**What you should do**
In the entries below, find every line holding the string "Apache" and collect it.

## BEGIN

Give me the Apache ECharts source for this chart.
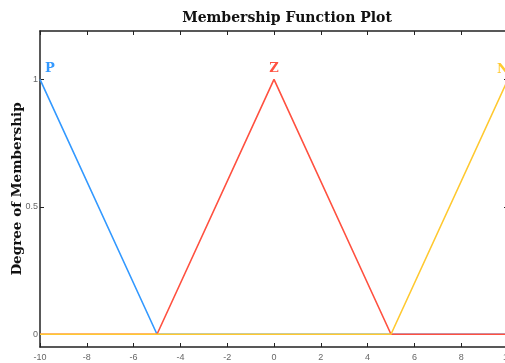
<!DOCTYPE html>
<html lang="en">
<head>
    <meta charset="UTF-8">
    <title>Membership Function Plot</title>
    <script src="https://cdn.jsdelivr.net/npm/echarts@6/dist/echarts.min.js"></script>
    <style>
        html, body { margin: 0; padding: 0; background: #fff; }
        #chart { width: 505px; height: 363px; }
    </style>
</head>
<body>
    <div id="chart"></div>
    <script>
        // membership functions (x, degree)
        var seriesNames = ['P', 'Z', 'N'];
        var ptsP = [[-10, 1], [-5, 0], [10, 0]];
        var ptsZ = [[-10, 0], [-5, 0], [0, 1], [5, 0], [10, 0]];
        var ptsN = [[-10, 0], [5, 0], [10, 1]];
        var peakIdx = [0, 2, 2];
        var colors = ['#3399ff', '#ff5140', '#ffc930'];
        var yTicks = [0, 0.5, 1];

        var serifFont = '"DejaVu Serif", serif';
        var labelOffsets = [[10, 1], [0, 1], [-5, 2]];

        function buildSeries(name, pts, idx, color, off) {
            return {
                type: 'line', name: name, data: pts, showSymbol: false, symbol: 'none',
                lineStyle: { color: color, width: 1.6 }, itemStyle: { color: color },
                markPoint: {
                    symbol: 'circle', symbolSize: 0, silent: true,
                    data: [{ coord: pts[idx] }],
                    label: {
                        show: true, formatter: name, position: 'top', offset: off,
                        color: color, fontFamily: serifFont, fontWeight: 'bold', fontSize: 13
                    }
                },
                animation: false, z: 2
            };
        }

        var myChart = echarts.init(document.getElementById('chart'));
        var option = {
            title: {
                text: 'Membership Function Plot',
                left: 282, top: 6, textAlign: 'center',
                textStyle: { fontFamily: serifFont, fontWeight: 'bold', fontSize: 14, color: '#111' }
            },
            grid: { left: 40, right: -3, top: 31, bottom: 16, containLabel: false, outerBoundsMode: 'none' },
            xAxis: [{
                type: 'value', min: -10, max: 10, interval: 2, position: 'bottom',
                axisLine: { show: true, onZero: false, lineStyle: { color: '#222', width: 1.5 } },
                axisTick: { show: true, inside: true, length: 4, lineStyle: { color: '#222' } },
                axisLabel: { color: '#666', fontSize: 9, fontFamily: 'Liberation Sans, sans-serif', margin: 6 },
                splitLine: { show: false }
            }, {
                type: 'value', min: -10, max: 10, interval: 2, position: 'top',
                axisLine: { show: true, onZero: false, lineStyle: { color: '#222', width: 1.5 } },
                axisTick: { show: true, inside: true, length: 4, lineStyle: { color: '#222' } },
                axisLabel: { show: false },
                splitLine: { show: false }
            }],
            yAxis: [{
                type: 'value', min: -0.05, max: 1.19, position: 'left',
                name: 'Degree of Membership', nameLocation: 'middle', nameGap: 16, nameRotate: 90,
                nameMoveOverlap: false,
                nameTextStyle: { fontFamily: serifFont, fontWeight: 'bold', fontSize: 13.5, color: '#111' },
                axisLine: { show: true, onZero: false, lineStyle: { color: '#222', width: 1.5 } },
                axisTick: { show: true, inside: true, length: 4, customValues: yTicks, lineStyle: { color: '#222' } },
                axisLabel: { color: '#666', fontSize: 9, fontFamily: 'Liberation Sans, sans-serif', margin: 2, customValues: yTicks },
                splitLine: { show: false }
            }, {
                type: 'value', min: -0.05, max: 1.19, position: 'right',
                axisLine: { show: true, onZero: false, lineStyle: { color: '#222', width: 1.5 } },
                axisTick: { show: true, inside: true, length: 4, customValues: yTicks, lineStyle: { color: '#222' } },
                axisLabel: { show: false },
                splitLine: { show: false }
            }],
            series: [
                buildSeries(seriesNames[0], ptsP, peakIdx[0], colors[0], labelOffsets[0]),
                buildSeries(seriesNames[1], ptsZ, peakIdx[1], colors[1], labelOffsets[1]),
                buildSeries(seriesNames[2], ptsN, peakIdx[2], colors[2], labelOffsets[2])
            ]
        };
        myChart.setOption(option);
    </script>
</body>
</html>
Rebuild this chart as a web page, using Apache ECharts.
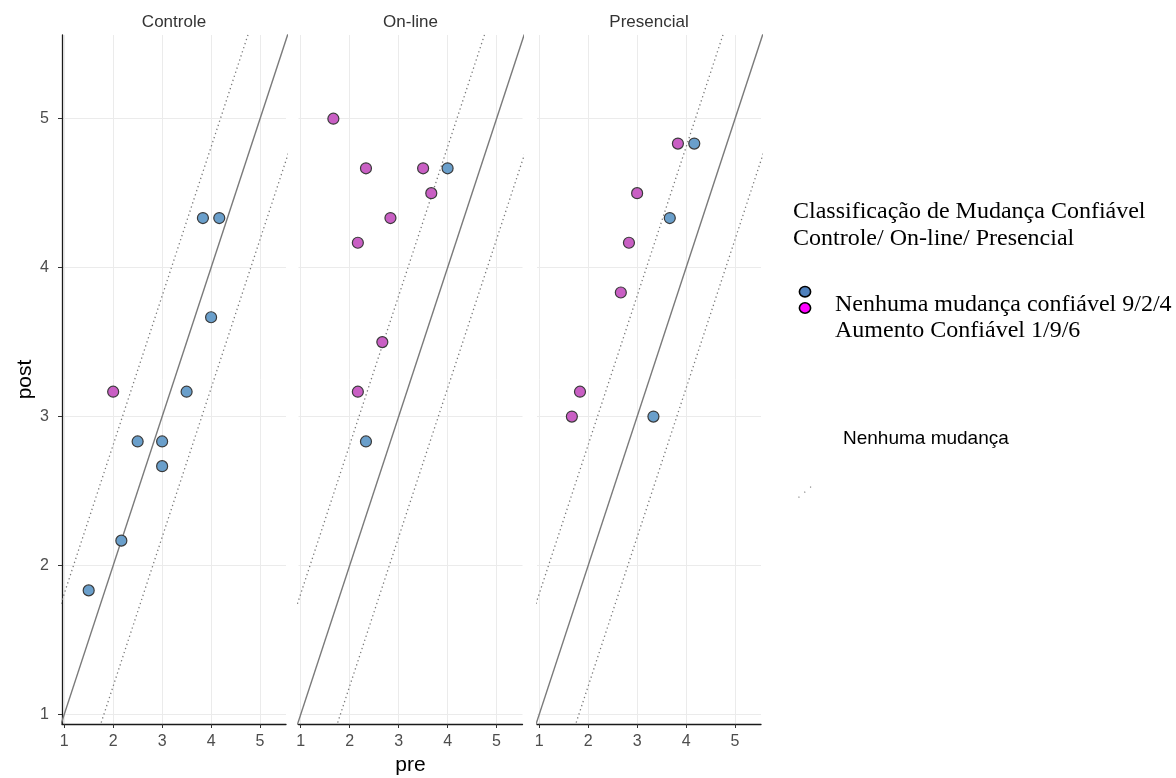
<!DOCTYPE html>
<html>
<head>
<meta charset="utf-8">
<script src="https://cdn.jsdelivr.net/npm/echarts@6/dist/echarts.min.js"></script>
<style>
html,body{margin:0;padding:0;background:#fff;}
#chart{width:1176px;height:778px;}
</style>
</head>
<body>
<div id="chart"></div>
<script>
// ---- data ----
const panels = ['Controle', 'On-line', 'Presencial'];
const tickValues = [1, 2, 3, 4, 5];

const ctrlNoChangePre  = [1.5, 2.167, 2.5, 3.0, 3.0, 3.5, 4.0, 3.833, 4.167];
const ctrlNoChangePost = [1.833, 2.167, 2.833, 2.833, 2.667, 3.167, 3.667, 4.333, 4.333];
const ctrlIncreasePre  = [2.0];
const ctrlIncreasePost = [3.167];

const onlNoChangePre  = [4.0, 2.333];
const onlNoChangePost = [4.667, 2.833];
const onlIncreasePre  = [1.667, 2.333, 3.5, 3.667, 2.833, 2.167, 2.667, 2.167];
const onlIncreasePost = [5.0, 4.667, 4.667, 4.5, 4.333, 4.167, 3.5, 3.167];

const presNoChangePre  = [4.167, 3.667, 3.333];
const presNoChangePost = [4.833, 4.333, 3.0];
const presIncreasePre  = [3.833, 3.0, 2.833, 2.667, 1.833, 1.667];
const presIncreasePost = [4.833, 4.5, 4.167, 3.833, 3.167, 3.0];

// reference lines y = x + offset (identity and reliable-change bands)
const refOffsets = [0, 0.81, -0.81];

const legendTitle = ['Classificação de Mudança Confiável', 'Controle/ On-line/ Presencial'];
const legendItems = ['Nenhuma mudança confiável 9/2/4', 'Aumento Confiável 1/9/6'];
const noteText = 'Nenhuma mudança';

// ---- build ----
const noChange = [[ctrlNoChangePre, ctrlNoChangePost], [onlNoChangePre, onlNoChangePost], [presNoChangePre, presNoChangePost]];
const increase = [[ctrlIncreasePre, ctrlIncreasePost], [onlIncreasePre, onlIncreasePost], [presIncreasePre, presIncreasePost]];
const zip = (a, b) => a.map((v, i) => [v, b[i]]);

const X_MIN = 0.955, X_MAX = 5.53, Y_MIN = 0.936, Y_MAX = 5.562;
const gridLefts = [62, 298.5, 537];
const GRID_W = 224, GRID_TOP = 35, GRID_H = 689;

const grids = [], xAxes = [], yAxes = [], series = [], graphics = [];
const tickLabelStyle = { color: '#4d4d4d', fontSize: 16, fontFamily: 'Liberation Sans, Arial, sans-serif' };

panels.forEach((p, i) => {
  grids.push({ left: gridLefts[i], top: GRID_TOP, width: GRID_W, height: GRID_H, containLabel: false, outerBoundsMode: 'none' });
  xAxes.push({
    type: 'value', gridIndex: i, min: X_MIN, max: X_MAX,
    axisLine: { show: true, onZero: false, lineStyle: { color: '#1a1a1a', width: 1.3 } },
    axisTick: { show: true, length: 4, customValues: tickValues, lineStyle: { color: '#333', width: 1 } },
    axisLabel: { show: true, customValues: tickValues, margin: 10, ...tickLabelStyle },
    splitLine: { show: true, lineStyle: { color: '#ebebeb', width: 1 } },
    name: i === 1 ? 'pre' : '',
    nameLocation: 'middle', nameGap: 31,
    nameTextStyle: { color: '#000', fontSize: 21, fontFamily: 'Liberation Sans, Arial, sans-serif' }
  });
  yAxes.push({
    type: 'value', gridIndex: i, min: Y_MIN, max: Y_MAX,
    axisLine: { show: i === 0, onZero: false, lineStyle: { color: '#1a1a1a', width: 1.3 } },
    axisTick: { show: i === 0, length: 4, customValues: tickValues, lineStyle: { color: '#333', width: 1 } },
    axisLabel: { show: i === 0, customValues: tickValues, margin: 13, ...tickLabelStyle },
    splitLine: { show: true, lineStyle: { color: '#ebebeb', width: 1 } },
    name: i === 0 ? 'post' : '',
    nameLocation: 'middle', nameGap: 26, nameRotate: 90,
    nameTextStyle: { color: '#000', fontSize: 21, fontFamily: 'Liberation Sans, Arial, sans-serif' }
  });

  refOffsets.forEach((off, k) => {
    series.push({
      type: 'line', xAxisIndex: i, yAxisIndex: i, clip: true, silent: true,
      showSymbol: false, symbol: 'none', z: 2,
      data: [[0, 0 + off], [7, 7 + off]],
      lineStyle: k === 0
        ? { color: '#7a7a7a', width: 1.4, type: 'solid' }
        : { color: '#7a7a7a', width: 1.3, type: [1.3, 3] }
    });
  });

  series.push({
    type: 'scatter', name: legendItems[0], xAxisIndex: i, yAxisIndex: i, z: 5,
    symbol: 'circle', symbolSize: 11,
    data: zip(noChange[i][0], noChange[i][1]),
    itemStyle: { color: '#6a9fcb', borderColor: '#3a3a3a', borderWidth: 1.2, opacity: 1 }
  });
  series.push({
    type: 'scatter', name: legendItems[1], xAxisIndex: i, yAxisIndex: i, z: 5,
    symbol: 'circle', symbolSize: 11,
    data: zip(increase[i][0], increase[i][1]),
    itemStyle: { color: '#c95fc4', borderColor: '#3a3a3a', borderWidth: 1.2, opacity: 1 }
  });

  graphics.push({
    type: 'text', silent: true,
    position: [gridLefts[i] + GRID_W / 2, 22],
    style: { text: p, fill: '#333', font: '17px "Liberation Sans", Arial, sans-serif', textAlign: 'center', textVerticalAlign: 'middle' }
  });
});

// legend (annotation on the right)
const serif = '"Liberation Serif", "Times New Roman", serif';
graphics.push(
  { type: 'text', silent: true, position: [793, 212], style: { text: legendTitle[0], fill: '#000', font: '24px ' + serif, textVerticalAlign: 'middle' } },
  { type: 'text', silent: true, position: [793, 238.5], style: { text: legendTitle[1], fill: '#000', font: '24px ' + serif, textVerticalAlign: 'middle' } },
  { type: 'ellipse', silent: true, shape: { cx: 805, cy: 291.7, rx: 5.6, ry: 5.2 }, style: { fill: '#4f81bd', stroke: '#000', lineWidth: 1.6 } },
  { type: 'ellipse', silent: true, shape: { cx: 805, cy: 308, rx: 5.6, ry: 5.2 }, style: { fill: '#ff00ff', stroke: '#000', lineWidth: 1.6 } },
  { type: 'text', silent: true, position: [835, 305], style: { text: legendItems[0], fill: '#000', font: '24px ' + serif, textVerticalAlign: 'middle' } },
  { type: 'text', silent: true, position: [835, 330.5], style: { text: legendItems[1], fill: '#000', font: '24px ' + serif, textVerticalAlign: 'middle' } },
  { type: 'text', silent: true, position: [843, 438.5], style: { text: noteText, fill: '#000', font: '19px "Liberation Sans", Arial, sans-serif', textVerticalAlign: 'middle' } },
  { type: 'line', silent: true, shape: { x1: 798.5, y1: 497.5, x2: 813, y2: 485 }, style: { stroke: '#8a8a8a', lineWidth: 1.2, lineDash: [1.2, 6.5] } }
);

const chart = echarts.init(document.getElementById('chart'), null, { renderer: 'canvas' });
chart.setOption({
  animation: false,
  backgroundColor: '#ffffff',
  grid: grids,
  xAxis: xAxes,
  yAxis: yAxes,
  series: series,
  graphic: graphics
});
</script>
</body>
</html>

## END

**Completed task**
Give me the Apache ECharts source for this chart.
Rebuild this chart as a web page, using Apache ECharts.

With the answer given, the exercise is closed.